A year later (May 2000) Nicole added the following anecdote to these e-mails:

"Anyway, as I said to you, when I got back from Sachsenhausen I really wanted to get the feeling of the place off of me, which manifested itself at the time as taking a shower as soon as I got home [to the hotel in Berlin], and not wearing my clothes (especially my shoes) for the rest of my trip. But the weirdest reaction I think I had in regard to the feeling of 'being dirty' after visiting Sachsenhausen happened shortly before I left Israel in July. I used to go to the Dead Sea a lot, to a spa with sulfur pools etc., and often when I would go, there would be old women in the pools with tattooed numbers on their arms from the camps.
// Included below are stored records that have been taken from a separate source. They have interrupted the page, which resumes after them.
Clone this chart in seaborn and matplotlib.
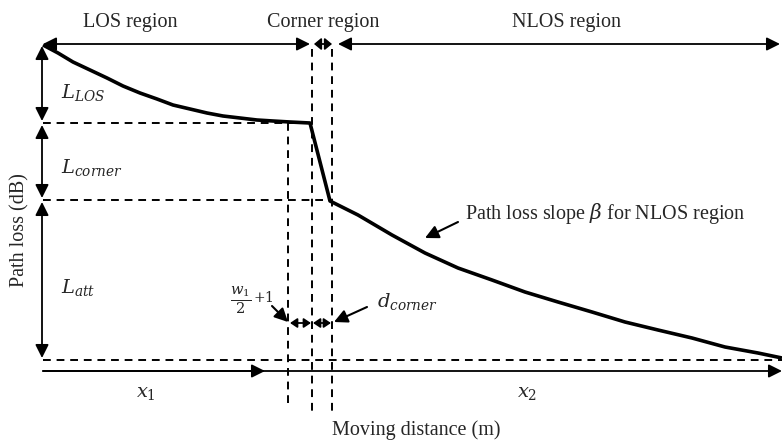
import matplotlib
matplotlib.use("Agg")
import matplotlib.pyplot as plt
import seaborn as sns
import pandas as pd

sns.set_theme(style="white")
plt.rcParams["font.family"] = ["Liberation Serif", "DejaVu Serif"]
plt.rcParams["mathtext.fontset"] = "dejavuserif"

# Path-loss profile along the route (canvas units: x = distance, y = loss, grows downward)
los_distance = [43, 58, 73, 90, 107, 123, 140, 157, 173, 190, 207, 223, 240, 257, 273, 290, 310]
los_loss = [45, 53, 62, 70, 78, 86, 93, 99, 105, 109, 113, 116, 118, 120, 121, 122, 123]
corner_distance = [310, 330]
corner_loss = [123, 201]
nlos_distance = [330, 358, 392, 425, 458, 492, 525, 558, 592, 625, 658, 692, 725, 758, 782]
nlos_loss = [201, 215, 235, 253, 268, 280, 292, 302, 312, 322, 330, 338, 347, 353, 358]

# Reference levels and boundaries
level_los_end = 123
level_corner_end = 200
level_floor = 360
start_x = 43
end_x = 782
x_offset = 288
x_corner_start = 312
x_corner_end = 332
x1_end = 265

region_labels = ["LOS region", "Corner region", "NLOS region"]

profile = pd.DataFrame({
    "distance": los_distance + corner_distance[1:] + nlos_distance[1:],
    "loss": los_loss + corner_loss[1:] + nlos_loss[1:],
})

fig = plt.figure(figsize=(7.82, 4.43), dpi=100)
ax = fig.add_axes([0, 0, 1, 1])
ax.set_xlim(0, 782)
ax.set_ylim(443, 0)
ax.axis("off")

sns.lineplot(data=profile, x="distance", y="loss", ax=ax, color="black",
             lw=2.6, sort=False, estimator=None, solid_capstyle="butt",
             solid_joinstyle="round")

dash = dict(color="black", lw=1.4, linestyle=(0, (4, 3)))
ax.plot([start_x, x_corner_start], [level_los_end] * 2, **dash)
ax.plot([start_x, corner_distance[1]], [level_corner_end] * 2, **dash)
ax.plot([start_x, end_x], [level_floor] * 2, **dash)
ax.plot([x_offset] * 2, [level_los_end, 408], **dash)
ax.plot([x_corner_start] * 2, [49, 413], **dash)
ax.plot([x_corner_end] * 2, [49, 413], **dash)


def arrow(x0, y0, x1, y1, style="-|>", hl=0.8, hw=0.4, scale=10, lw=1.3):
    st = f"{style},head_length={hl},head_width={hw}"
    ax.annotate("", xy=(x1, y1), xytext=(x0, y0),
                arrowprops=dict(arrowstyle=st, mutation_scale=scale, lw=lw,
                                color="black", shrinkA=0, shrinkB=0))


# Region arrows along the top
arrow(start_x, 44, 310, 44, style="<|-|>")
arrow(314, 44, 332, 44, style="<|-|>", hl=0.42, hw=0.35)
arrow(338, 44, 780, 44, style="<|-|>")

# Loss component arrows on the left
arrow(42, 46, 42, 121, style="<|-|>")
arrow(42, 125, 42, 198, style="<|-|>")
arrow(42, 202, 42, 358, style="<|-|>")

# Distance axis and x1 span
arrow(start_x, 371, end_x, 371, lw=1.3)
arrow(start_x, 371, x1_end, 371, lw=1.3)

# Corner width markers
arrow(290, 323, 311, 323, style="<|-|>", hl=0.42, hw=0.28)
arrow(313, 323, 331, 323, style="<|-|>", hl=0.42, hw=0.28)

# Pointer arrows
arrow(272, 306, 288, 322, lw=1.5)
arrow(367, 307, 334, 322, lw=1.5)
arrow(458, 222, 425, 238, lw=1.5)

fs = 14.5
ax.text(130, 22, region_labels[0], fontsize=fs, ha="center", va="center")
ax.text(323, 22, region_labels[1], fontsize=fs, ha="center", va="center")
ax.text(567, 22, region_labels[2], fontsize=fs, ha="center", va="center")

ms = 14
ax.text(61, 92, r"$L_{LOS}$", fontsize=ms, ha="left", va="center")
ax.text(61, 168, r"$L_{corner}$", fontsize=ms, ha="left", va="center")
ax.text(61, 287, r"$L_{att}$", fontsize=ms, ha="left", va="center")
ax.text(230, 300, r"$\frac{w_1}{2}$", fontsize=15, ha="left", va="center")
ax.text(253, 298, r"$+1$", fontsize=10, ha="left", va="center")
ax.text(377, 301, r"$d_{corner}$", fontsize=ms, ha="left", va="center")
ax.text(146, 394, r"$x_1$", fontsize=ms, ha="center", va="center")
ax.text(527, 394, r"$x_2$", fontsize=ms, ha="center", va="center")

ax.text(465, 213, r"Path loss slope $\mathit{\beta}$ for NLOS region",
        fontsize=fs, ha="left", va="center")
ax.text(416, 430, "Moving distance (m)", fontsize=fs, ha="center", va="center")
ax.text(20, 230, "Path loss (dB)", fontsize=fs, ha="center", va="center",
        rotation=90)

fig.savefig("out.png", dpi=100)
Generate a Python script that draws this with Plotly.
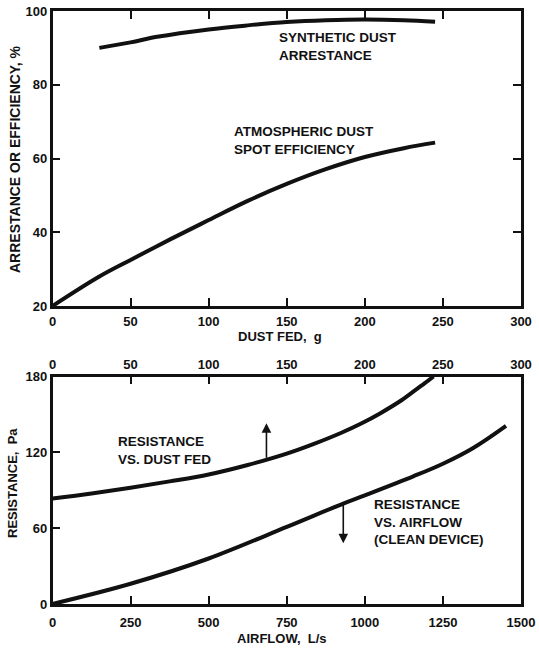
import plotly.graph_objects as go

# ---- data ----
synthetic_dust_g = [30, 50, 67, 100, 125, 150, 175, 200, 225, 245]
synthetic_arrest = [90, 91.5, 93, 95, 96.1, 97, 97.5, 97.7, 97.5, 97.1]

atmos_dust_g = [0, 30, 50, 75, 100, 125, 150, 175, 200, 225, 245]
atmos_eff = [20, 28, 32.5, 38, 43.3, 48.5, 53.1, 57.1, 60.4, 62.8, 64.3]

res_dust_g = [0, 25, 50, 75, 100, 125, 150, 167, 185, 198, 210, 222, 231, 238, 244]
res_dust_pa = [83.5, 87.5, 92, 97, 102.5, 110, 119, 126.5, 135.5, 143, 151, 160, 168, 174.3, 180]

res_air_ls = [0, 250, 500, 750, 931, 1000, 1155, 1250, 1347, 1452]
res_air_pa = [0, 16, 36, 61, 79.5, 86, 101, 111, 123.5, 141]

top_x_ticks = [0, 50, 100, 150, 200, 250, 300]
top_y_ticks = [20, 40, 60, 80, 100]
bot_x_ticks = [0, 250, 500, 750, 1000, 1250, 1500]
bot_y_ticks = [0, 60, 120, 180]

# arrow markers (data coords): x, tail y, head y
arrow_dust = [137, 114.5, 143]
arrow_air = [931, 79.5, 48]

FONT = "Liberation Sans"
BLACK = "#111111"
LW = 4

fig = go.Figure()
fig.add_trace(go.Scatter(x=synthetic_dust_g, y=synthetic_arrest, mode="lines",
                         line=dict(color=BLACK, width=LW, shape="spline"),
                         xaxis="x", yaxis="y", showlegend=False))
fig.add_trace(go.Scatter(x=atmos_dust_g, y=atmos_eff, mode="lines",
                         line=dict(color=BLACK, width=LW, shape="spline"),
                         xaxis="x", yaxis="y", showlegend=False))
fig.add_trace(go.Scatter(x=res_dust_g, y=res_dust_pa, mode="lines",
                         line=dict(color=BLACK, width=LW, shape="spline"),
                         xaxis="x3", yaxis="y2", showlegend=False))
fig.add_trace(go.Scatter(x=res_air_ls, y=res_air_pa, mode="lines",
                         line=dict(color=BLACK, width=LW, shape="spline"),
                         xaxis="x2", yaxis="y2", showlegend=False))

tickfont = dict(family=FONT, size=13, color=BLACK, weight="bold")
XD = [52.5 / 539, 521 / 539]
TOP_D = [1 - 306 / 652, 1 - 11 / 652]
BOT_D = [1 - 604 / 652, 1 - 376.5 / 652]

common = dict(showline=True, linecolor=BLACK, linewidth=2.5, ticks="inside",
              ticklen=8, tickwidth=2, tickcolor=BLACK, showgrid=False,
              zeroline=False, tickfont=tickfont, automargin=False)

fig.update_layout(
    width=539, height=652,
    margin=dict(l=0, r=0, t=0, b=0),
    paper_bgcolor="white", plot_bgcolor="white",
    xaxis=dict(domain=XD, range=[0, 300], tickvals=top_x_ticks, anchor="y",
               mirror="ticks", ticklabelstandoff=2, **common),
    yaxis=dict(domain=TOP_D, range=[20, 100], tickvals=top_y_ticks, anchor="x",
               mirror="ticks", **common),
    xaxis2=dict(domain=XD, range=[0, 1500], tickvals=bot_x_ticks, anchor="y2",
                ticklabelstandoff=5, **common),
    yaxis2=dict(domain=BOT_D, range=[0, 180], tickvals=bot_y_ticks, anchor="x2",
                mirror=True, **common),
    xaxis3=dict(range=[0, 300], tickvals=top_x_ticks, overlaying="x2",
                anchor="y2", side="top", **common),
)

def note(text, x, y, xref, yref, xanchor="left", size=13.5, **kw):
    fig.add_annotation(text=text, x=x, y=y, xref=xref, yref=yref,
                       xanchor=xanchor, yanchor="middle", showarrow=False,
                       align="left", borderpad=0,
                       font=dict(family=FONT, size=size, color=BLACK, weight="bold"),
                       **kw)

note("SYNTHETIC DUST<br>ARRESTANCE", 144.7, 90.4, "x", "y")
note("ATMOSPHERIC DUST<br>SPOT EFFICIENCY", 115.8, 64.95, "x", "y")
note("RESISTANCE<br>VS. DUST FED", 206, 121.5, "x2", "y2")
note("RESISTANCE<br>VS. AIRFLOW<br>(CLEAN DEVICE)", 1026, 65.1, "x2", "y2")

note("DUST FED,  g", 280 / 539, 1 - 336 / 652, "paper", "paper", xanchor="center", size=13)
note("AIRFLOW,  L/s", 282 / 539, 1 - 638 / 652, "paper", "paper", xanchor="center", size=13)
note("ARRESTANCE OR EFFICIENCY, %", 15 / 539, 1 - 160 / 652, "paper", "paper",
     xanchor="center", textangle=-90, size=14)
note("RESISTANCE,  Pa", 12 / 539, 1 - 483 / 652, "paper", "paper",
     xanchor="center", textangle=-90, size=13)

fig.add_annotation(x=arrow_dust[0], y=arrow_dust[2], ax=arrow_dust[0], ay=arrow_dust[1],
                   xref="x3", yref="y2", axref="x3", ayref="y2", text="",
                   showarrow=True, arrowhead=2, arrowsize=1.2, arrowwidth=1.6,
                   arrowcolor=BLACK)
fig.add_annotation(x=arrow_air[0], y=arrow_air[2], ax=arrow_air[0], ay=arrow_air[1],
                   xref="x2", yref="y2", axref="x2", ayref="y2", text="",
                   showarrow=True, arrowhead=2, arrowsize=1.2, arrowwidth=1.6,
                   arrowcolor=BLACK)

fig.write_html("out.html", config={"displayModeBar": False},
               post_script="document.body.style.margin='0';document.body.style.overflow='hidden';")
I was pretty used to it by July, but I hadn't been there since I went to Berlin. Well, my last time there I was in a pool and two old women with tattoos came into it, and I immediately felt totally contaminated and wanted to get out. I also felt completely ashamed and forced myself to stay, but it just brought me right back to 'that place' in a weirdly material way. Mostly I felt horrified by the way I reacted to 'victims' as agents of contagion, but such, I suppose, is the nature of something so irrational (?)."